DATA:
- - - - - - -

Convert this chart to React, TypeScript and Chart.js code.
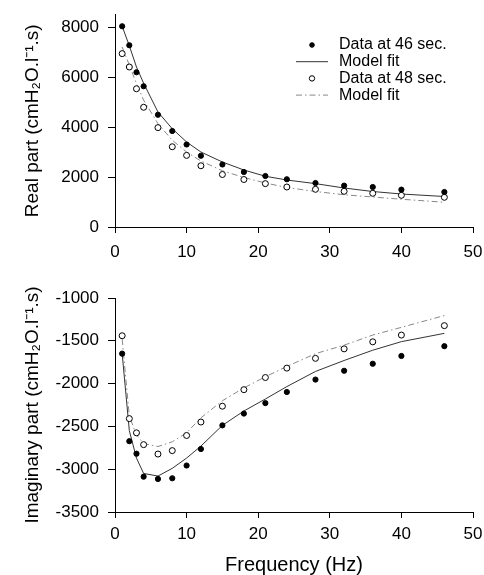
import { useEffect, useRef } from "react"
import { Chart, registerables } from "chart.js"

Chart.register(...registerables)

// Frequencies shared by both panels (Hz)
const frequencies = [1, 2, 3, 4, 6, 8, 10, 12, 15, 18, 21, 24, 28, 32, 36, 40, 46]

// Real part
const realData46 = [8030, 7270, 6190, 5630, 4490, 3840, 3300, 2850, 2500, 2200, 2040, 1910, 1760, 1655, 1600, 1495, 1400]
const realModel46 = [8030, 7250, 6400, 5750, 4600, 3930, 3400, 3000, 2600, 2280, 2030, 1880, 1735, 1560, 1420, 1320, 1220]
const realData48 = [6935, 6400, 5530, 4790, 3975, 3210, 2865, 2450, 2100, 1900, 1735, 1600, 1507, 1428, 1348, 1268, 1188]
const realModel48 = [7200, 6480, 5735, 5070, 4135, 3470, 3000, 2640, 2250, 1980, 1760, 1580, 1420, 1290, 1200, 1110, 990]

// Imaginary part
const imagData46 = [-1650, -2673, -2819, -3087, -3114, -3106, -2957, -2764, -2488, -2350, -2228, -2098, -1953, -1850, -1768, -1677, -1563]
const imagModel46 = [-1650, -2550, -2870, -3050, -3080, -2990, -2870, -2730, -2488, -2320, -2180, -2035, -1858, -1730, -1610, -1510, -1413]
const imagData48 = [-1441, -2409, -2575, -2713, -2823, -2783, -2606, -2449, -2264, -2071, -1929, -1819, -1705, -1594, -1512, -1433, -1323]
const imagModel48 = [-1480, -2380, -2600, -2700, -2735, -2680, -2575, -2400, -2200, -2050, -1920, -1800, -1650, -1551, -1433, -1343, -1205]

// Tick labels
const xTicks = [0, 10, 20, 30, 40, 50]
const realTicks = [0, 2000, 4000, 6000, 8000]
const imagTicks = [-3500, -3000, -2500, -2000, -1500, -1000]

const legendLabels = ["Data at 46 sec.", "Model fit", "Data at 48 sec.", "Model fit"]

const FONT = "'Liberation Sans', Arial, Helvetica, sans-serif"

const toPoints = (ys: number[]) => frequencies.map((x, i) => ({ x, y: ys[i] }))

function buildDatasets(d46: number[], m46: number[], d48: number[], m48: number[]) {
  return [
    {
      label: legendLabels[0],
      data: toPoints(d46),
      showLine: false,
      pointRadius: 2.6,
      pointBackgroundColor: "#000",
      pointBorderColor: "#000",
      pointBorderWidth: 1,
      order: 0,
    },
    {
      label: legendLabels[1],
      data: toPoints(m46),
      showLine: true,
      pointRadius: 0,
      borderColor: "#333",
      borderWidth: 1,
      tension: 0,
      order: 1,
    },
    {
      label: legendLabels[2],
      data: toPoints(d48),
      showLine: false,
      pointRadius: 3,
      pointBackgroundColor: "#fff",
      pointBorderColor: "#000",
      pointBorderWidth: 1,
      order: 0,
    },
    {
      label: legendLabels[3],
      data: toPoints(m48),
      showLine: true,
      pointRadius: 0,
      borderColor: "#888",
      borderWidth: 1,
      borderDash: [6, 3, 1.5, 3],
      tension: 0,
      order: 1,
    },
  ]
}

// Draws the legend inside the plot area (top right)
const insideLegend = {
  id: "insideLegend",
  afterDatasetsDraw(chart: any, _args: any, opts: any) {
    if (!opts || !opts.display) return
    const ctx = chart.ctx
    ctx.save()
    ctx.font = `16px ${FONT}`
    ctx.textBaseline = "middle"
    chart.data.datasets.forEach((ds: any, i: number) => {
      const y = opts.top + i * opts.rowGap
      if (ds.showLine) {
        ctx.beginPath()
        ctx.strokeStyle = ds.borderColor
        ctx.lineWidth = ds.borderWidth
        ctx.setLineDash(ds.borderDash || [])
        ctx.moveTo(opts.symbolX - 16, y)
        ctx.lineTo(opts.symbolX + 16, y)
        ctx.stroke()
        ctx.setLineDash([])
      } else {
        ctx.beginPath()
        ctx.arc(opts.symbolX, y, ds.pointRadius - 0.3, 0, Math.PI * 2)
        ctx.fillStyle = ds.pointBackgroundColor
        ctx.fill()
        ctx.strokeStyle = ds.pointBorderColor
        ctx.lineWidth = 1
        ctx.stroke()
      }
      ctx.fillStyle = "#000"
      ctx.fillText(ds.label, opts.textX, y)
    })
    ctx.restore()
  },
}

const fixedTicks = (values: number[]) => (scale: any) => {
  scale.ticks = values.map((value) => ({ value }))
}

function xAxis(height: number, tickPad: number, title: string | null) {
  return {
    type: "linear",
    min: 0,
    max: 50,
    afterBuildTicks: fixedTicks(xTicks),
    ticks: {
      color: "#000",
      padding: tickPad,
      maxRotation: 0,
      font: { family: FONT, size: 17 },
    },
    grid: { display: true, drawOnChartArea: false, drawTicks: true, tickLength: 6, color: "#000", lineWidth: 1 },
    border: { display: true, color: "#000", width: 1 },
    title: title
      ? { display: true, text: title, color: "#000", font: { family: FONT, size: 20 }, padding: { top: 0, bottom: -2 } }
      : { display: false },
    afterFit: (scale: any) => {
      scale.height = height
      scale.paddingLeft = 0
      scale.paddingRight = 0
    },
  }
}

function yAxis(min: number, max: number, values: number[], title: string) {
  return {
    type: "linear",
    min,
    max,
    afterBuildTicks: fixedTicks(values),
    ticks: {
      color: "#000",
      padding: 9,
      font: { family: FONT, size: 17 },
      callback: (v: any) => String(v),
    },
    grid: { display: true, drawOnChartArea: false, drawTicks: true, tickLength: 7, color: "#000", lineWidth: 1 },
    border: { display: true, color: "#000", width: 1 },
    title: {
      display: true,
      text: title,
      color: "#000",
      font: { family: FONT, size: 19 },
      padding: { top: 21, bottom: 0 },
    },
    afterFit: (scale: any) => {
      scale.width = 115
      scale.paddingTop = 0
      scale.paddingBottom = 0
    },
  }
}

function Panel({ top, height, config }: { top: number; height: number; config: () => any }) {
  const canvasRef = useRef<HTMLCanvasElement>(null)

  useEffect(() => {
    if (!canvasRef.current) return
    const chart = new Chart(canvasRef.current, config())
    return () => {
      chart.destroy()
    }
  }, [])

  return (
    <div style={{ position: "absolute", left: 0, top, width: 484, height }}>
      <canvas ref={canvasRef} />
    </div>
  )
}

const realConfig = () => ({
  type: "scatter",
  data: { datasets: buildDatasets(realData46, realModel46, realData48, realModel48) },
  plugins: [insideLegend],
  options: {
    animation: false,
    responsive: true,
    maintainAspectRatio: false,
    layout: { padding: { top: 14.5, right: 11, left: 0, bottom: 0 } },
    plugins: {
      legend: { display: false },
      tooltip: { enabled: false },
      insideLegend: { display: true, top: 45, rowGap: 16.7, symbolX: 312, textX: 339 },
    },
    scales: {
      x: xAxis(35, 9, null),
      y: yAxis(0, 8500, realTicks, "Real part (cmH₂O.l⁻¹.s)"),
    },
  },
})

const imagConfig = () => ({
  type: "scatter",
  data: { datasets: buildDatasets(imagData46, imagModel46, imagData48, imagModel48) },
  plugins: [insideLegend],
  options: {
    animation: false,
    responsive: true,
    maintainAspectRatio: false,
    layout: { padding: { top: 28, right: 11, left: 0, bottom: 0 } },
    plugins: {
      legend: { display: false },
      tooltip: { enabled: false },
      insideLegend: { display: false },
    },
    scales: {
      x: xAxis(63, 6, "Frequency (Hz)"),
      y: yAxis(-3500, -1000, imagTicks, "Imaginary part (cmH₂O.l⁻¹.s)"),
    },
  },
})

export default function App() {
  return (
    <div style={{ position: "absolute", left: 0, top: 0, width: 484, height: 575, background: "#fff" }}>
      <Panel top={0} height={262} config={realConfig} />
      <Panel top={270} height={305} config={imagConfig} />
    </div>
  )
}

- - - - - - -

BRIEF: Your task is to reproduce exactly the lines from the start of the data above through the line containing "Chart.register(...registerables)", leaving every picture out.

THE COMPLETED TASK:
Convert this chart to React, TypeScript and Chart.js code.
import { useEffect, useRef } from "react"
import { Chart, registerables } from "chart.js"

Chart.register(...registerables)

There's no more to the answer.